You just really have no luck!!


-t - Apr 09, 2014 8:51:57 am PDT #23747 of 25496
I am a woman of various inclinations and only some of the time are they to burn everything down in frustration

I know, right? I'm pretty sure I have some kind of charger with a bunch of adapters somewhere in my house, so I can probably get it to work, but i still have to find that before I can see if the device itself works. Frustrating!


Typo Boy - Apr 09, 2014 8:48:59 pm PDT #23748 of 25496
Calli: My people have a saying. A man who trusts can never be betrayed, only mistaken.Avon: Life expectancy among your people must be extremely short.

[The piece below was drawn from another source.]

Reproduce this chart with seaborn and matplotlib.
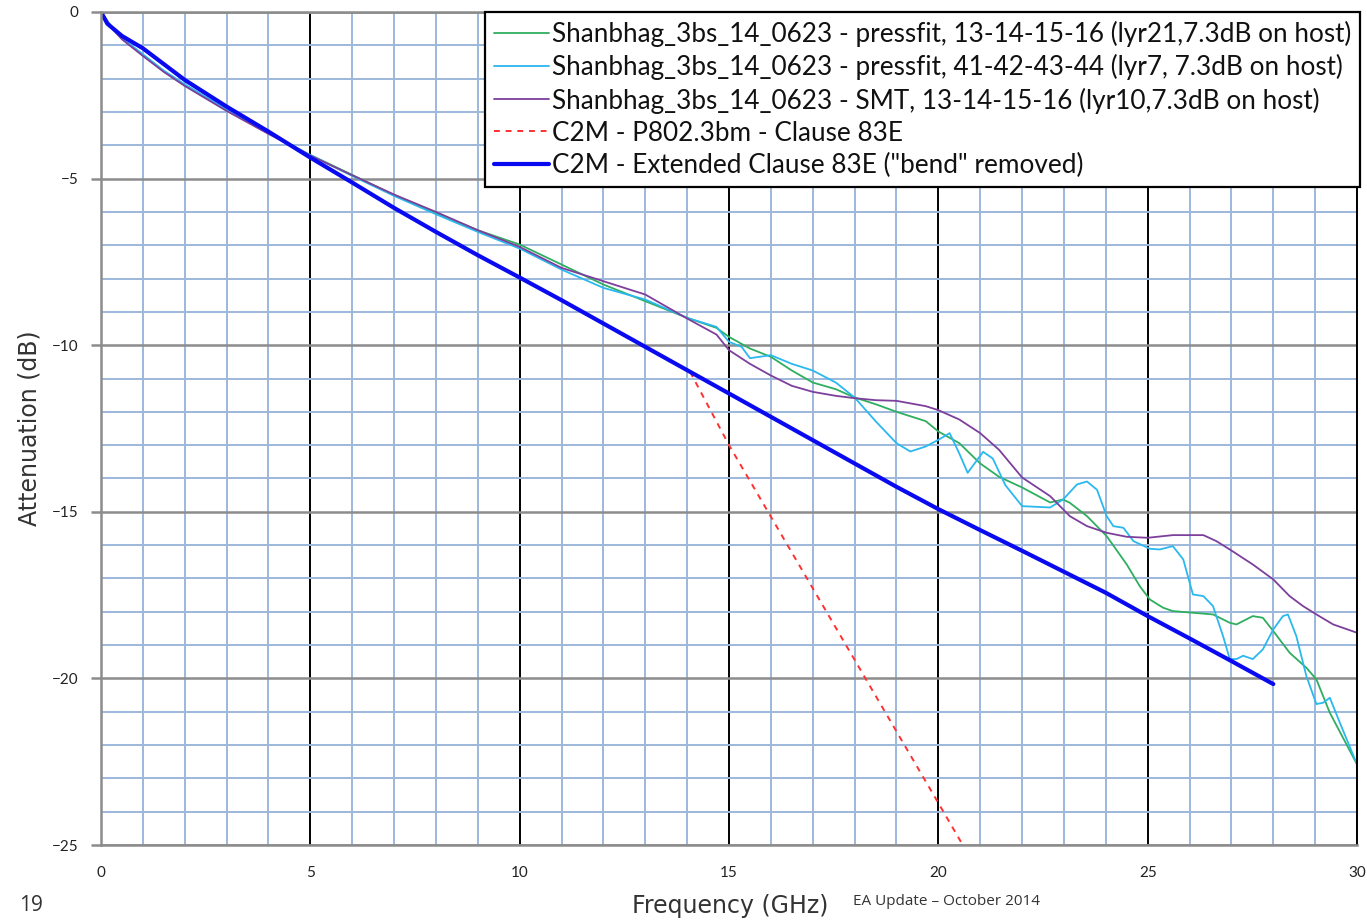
"""Attenuation vs frequency: measured channels against the C2M Clause 83E limits."""

import matplotlib

matplotlib.use("Agg")
import seaborn as sns
from matplotlib import pyplot as plt

# --- data ------------------------------------------------------------------
green_x = [0, 0.25, 0.5, 1, 1.5, 2, 3, 4, 5, 6, 7, 8, 9, 10, 11, 12, 13, 14, 14.7, 15, 15.5, 16,
           16.5, 17, 17.55, 18, 18.5, 19, 19.7, 20, 20.5, 21, 21.45, 22, 22.67, 22.98, 23.14, 23.55,
           24.02, 24.5, 24.81, 25.05, 25.37, 25.6, 26.08, 26.56, 26.96, 27.12, 27.51, 27.75, 28.0,
           28.39, 28.79, 29.03, 29.35, 30]
green_y = [0, -0.45, -0.8, -1.29, -1.78, -2.19, -2.94, -3.64, -4.29, -4.89, -5.49, -6.03, -6.55,
           -6.98, -7.58, -8.18, -8.68, -9.18, -9.48, -9.75, -10.1, -10.35, -10.76, -11.12, -11.32,
           -11.57, -11.77, -12.0, -12.28, -12.59, -12.94, -13.55, -13.95, -14.27, -14.72, -14.63,
           -14.73, -15.13, -15.73, -16.58, -17.23, -17.63, -17.88, -17.98, -18.03, -18.08, -18.33,
           -18.38, -18.13, -18.18, -18.58, -19.23, -19.68, -20.03, -21.03, -22.58]

cyan_x = [0, 0.25, 0.5, 1, 1.5, 2, 3, 4, 5, 6, 7, 8, 9, 10, 11, 12, 13, 14, 14.7, 15, 15.3, 15.5,
          16, 16.5, 17, 17.55, 18, 18.5, 19, 19.33, 19.7, 20, 20.27, 20.5, 20.7, 21.07, 21.3, 21.6,
          22, 22.67, 22.98, 23.31, 23.55, 23.79, 24.02, 24.18, 24.42, 24.66, 25.05, 25.29, 25.6,
          25.85, 26.08, 26.33, 26.56, 26.8, 26.96, 27.12, 27.28, 27.51, 27.75, 28.0, 28.23, 28.35,
          28.55, 28.79, 29.03, 29.19, 29.35, 29.59, 30]
cyan_y = [0, -0.45, -0.78, -1.27, -1.76, -2.17, -2.93, -3.63, -4.3, -4.92, -5.52, -6.07, -6.6,
          -7.1, -7.73, -8.28, -8.63, -9.18, -9.45, -9.9, -10.05, -10.39, -10.3, -10.56, -10.76,
          -11.12, -11.57, -12.28, -12.94, -13.19, -13.04, -12.84, -12.64, -13.25, -13.83, -13.2,
          -13.4, -14.2, -14.83, -14.87, -14.63, -14.18, -14.09, -14.34, -15.13, -15.43, -15.48,
          -15.88, -16.11, -16.13, -16.03, -16.43, -17.48, -17.53, -17.83, -18.73, -19.42, -19.42,
          -19.32, -19.42, -19.13, -18.53, -18.13, -18.08, -18.73, -19.93, -20.77, -20.73, -20.58,
          -21.33, -22.58]

purple_x = [0, 0.25, 0.5, 1, 1.5, 2, 3, 4, 5, 6, 7, 8, 9, 10, 11, 12, 13, 14, 14.7, 15, 15.5, 16,
            16.5, 17, 17.55, 18, 18.5, 19, 19.7, 20, 20.5, 21, 21.45, 22, 22.67, 23.14, 23.55,
            24.02, 24.5, 25.0, 25.6, 26.33, 26.64, 26.96, 27.51, 28.0, 28.39, 28.71, 29.03, 29.43, 30]
purple_y = [0, -0.48, -0.82, -1.32, -1.8, -2.22, -2.97, -3.66, -4.31, -4.9, -5.48, -6.0, -6.55,
            -7.05, -7.68, -8.08, -8.48, -9.2, -9.68, -10.15, -10.56, -10.91, -11.22, -11.4, -11.52,
            -11.59, -11.65, -11.67, -11.83, -11.95, -12.23, -12.64, -13.14, -13.97, -14.53, -15.13,
            -15.43, -15.63, -15.75, -15.78, -15.7, -15.7, -15.88, -16.13, -16.58, -17.03, -17.53,
            -17.83, -18.08, -18.38, -18.63]

c83e_x = [14.07, 15, 20, 21]
c83e_y = [-10.8, -13.0, -23.74, -25.9]

ext_x = [0, 0.15, 0.5, 1, 2, 3, 4, 5, 6, 7, 8, 9, 10, 11, 12, 13, 14, 15, 16, 17, 18, 19, 20,
         21, 22, 23, 24, 25, 26, 27, 28]
ext_y = [0, -0.35, -0.72, -1.09, -2.04, -2.84, -3.59, -4.37, -5.12, -5.88, -6.6, -7.3, -7.97,
         -8.65, -9.35, -10.05, -10.75, -11.45, -12.15, -12.85, -13.55, -14.25, -14.92, -15.55,
         -16.17, -16.8, -17.43, -18.13, -18.8, -19.48, -20.17]

labels = [
    "Shanbhag_3bs_14_0623 - pressfit, 13-14-15-16 (lyr21,7.3dB on host)",
    "Shanbhag_3bs_14_0623 - pressfit, 41-42-43-44 (lyr7, 7.3dB on host)",
    "Shanbhag_3bs_14_0623 - SMT, 13-14-15-16 (lyr10,7.3dB on host)",
    "C2M - P802.3bm - Clause 83E",
    "C2M - Extended Clause 83E (\"bend\" removed)",
]

sns.set_theme(style="white")
plt.rcParams["font.family"] = ["Lato", "DejaVu Sans"]

fig = plt.figure(figsize=(13.67, 9.21), dpi=100)
ax = fig.add_axes([0.0739, 0.0825, 0.9188, 0.9045])

series = [
    (green_x, green_y, "#2fae5f", 1.3, "-"),
    (cyan_x, cyan_y, "#2ab8ef", 1.3, "-"),
    (purple_x, purple_y, "#7d3f9c", 1.3, "-"),
    (c83e_x, c83e_y, "#ff3030", 1.4, (0, (3, 3))),
    (ext_x, ext_y, "#0a0af0", 3.0, "-"),
]
for (xs, ys, col, lw, ls), lab in zip(series, labels):
    sns.lineplot(x=xs, y=ys, ax=ax, color=col, lw=lw, linestyle=ls, label=lab,
                 estimator=None, sort=False)

ax.set_xlim(0, 30)
ax.set_ylim(-25, 0)
ax.set_xticks(range(0, 31, 5))
ax.set_xticks(range(0, 31), minor=True)
ax.set_yticks(range(-25, 1, 5))
ax.set_yticks(range(-25, 1), minor=True)

ax.set_axisbelow(True)
ax.grid(which="minor", color="#9db8dd", lw=1.4)
ax.xaxis.grid(which="major", color="black", lw=1.4)
ax.yaxis.grid(which="major", color="#8c8c8c", lw=1.8)

for side in ("left", "bottom", "top"):
    ax.spines[side].set_color("#8c8c8c")
    ax.spines[side].set_linewidth(1.8)
ax.spines["right"].set_color("black")
ax.spines["right"].set_linewidth(1.4)

ax.tick_params(axis="x", which="both", length=0, pad=15, labelsize=11, labelcolor="#222222")
ax.tick_params(axis="y", which="major", length=7, width=1.8, color="#8c8c8c", left=True,
               pad=9, labelsize=11, labelcolor="#222222")
ax.tick_params(axis="y", which="minor", length=0)

ax.set_xlabel("")
ax.set_ylabel("Attenuation (dB)", fontsize=17, color="#333333", family="DejaVu Sans", labelpad=8)

leg = ax.legend(loc="upper right", bbox_to_anchor=(1.0024, 1.0), frameon=True, fancybox=False,
                fontsize=18.8, handlelength=2.1, handletextpad=0.12, labelspacing=0.27,
                borderpad=0.35, borderaxespad=0)
leg.get_frame().set_edgecolor("black")
leg.get_frame().set_linewidth(1.6)
leg.get_frame().set_alpha(1)
for t in leg.get_texts():
    t.set_color("#111111")

fig.text(0.534, 0.003, "Frequency (GHz)", fontsize=17, color="#333333", family="DejaVu Sans",
         ha="center", va="bottom")
fig.text(0.624, 0.013, "EA Update \u2013 October 2014", fontsize=11, color="#333333",
         family="Open Sans", ha="left", va="bottom")
fig.text(0.014, 0.005, "19", fontsize=15, color="#333333", family="Open Sans",
         ha="left", va="bottom")

fig.savefig("out.png", dpi=100)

I've run into a real puzzle on a network install. WIN 7 pro workstation (call it A) hosts shared accounting program. Accounting database is in directory that has been shared - full read, write, delete, change rights for EVERYONE group.

New workstation also Win 7 (call it B)- same workgroup (program ported from DOS requires use of workgroups not domains) can see existence of directory cannot access that directory, cannot even read contents. error message is that it does not have permissions. Except it can read files in another directory on the same hard drive of the same computer to which read only permission has been given. So workstations B cannot read a directory on Workstation A to which full rights have been given to EVERYONE, but can read a directory on Workstation A to which read only rights have been given to EVERYONE.